実際に井戸掘りなんてボッタクリが横行していますし、っていうか寄付金とか集めてる連中のどれだけがマトモなのかもさっぱりワカリマセン。で、そんなに相手のことを疑ったりしなけりゃいけないとかなら、別に無理して支援とかやんなくてもいいんじゃないの、と思ってしまったりもするわけです。
しょせん誰かを支援したり援助したりするっていうのは、自分がやりたいからやるわけで、それに無理やり他の人からも援助してもらおうとか思うから、どんどんややこしくなってくわけで、自分だけでできる範囲のことを責任持ってしっかりやれば、こんな頓珍漢なことにならなくていいのにと。
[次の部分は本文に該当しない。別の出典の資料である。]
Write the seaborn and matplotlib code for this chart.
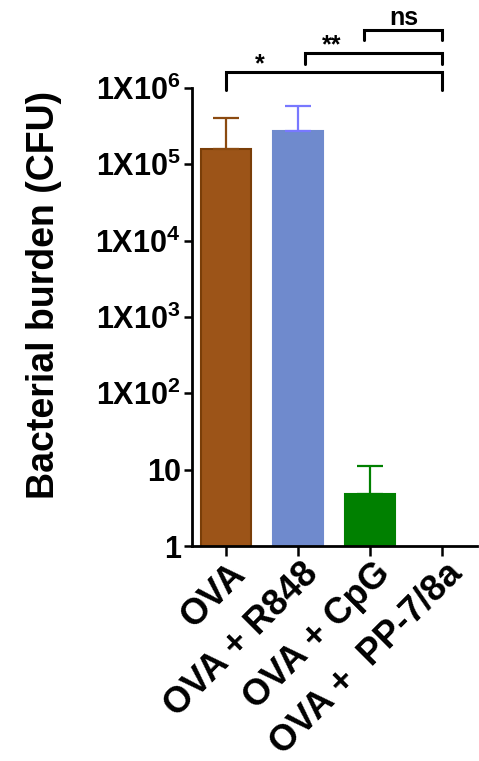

それにもちろん物資の支援も全て悪いと言ってるわけでもないんですよ。今のカンボジア、しかも観光客が多く集まるシェムリアップ近郊にはほぼ必要ない、ということを分かってもらったほうが無駄もなくなっていいなぁと。
っていうか、そういう支援の窓口をやっている団体の人が、日本に居ながら全く現地の実際を知らずに、僕達にメール一本でどこか紹介してくれとか言ってくるのも、やってる意味あるのかなと思ってしまいます。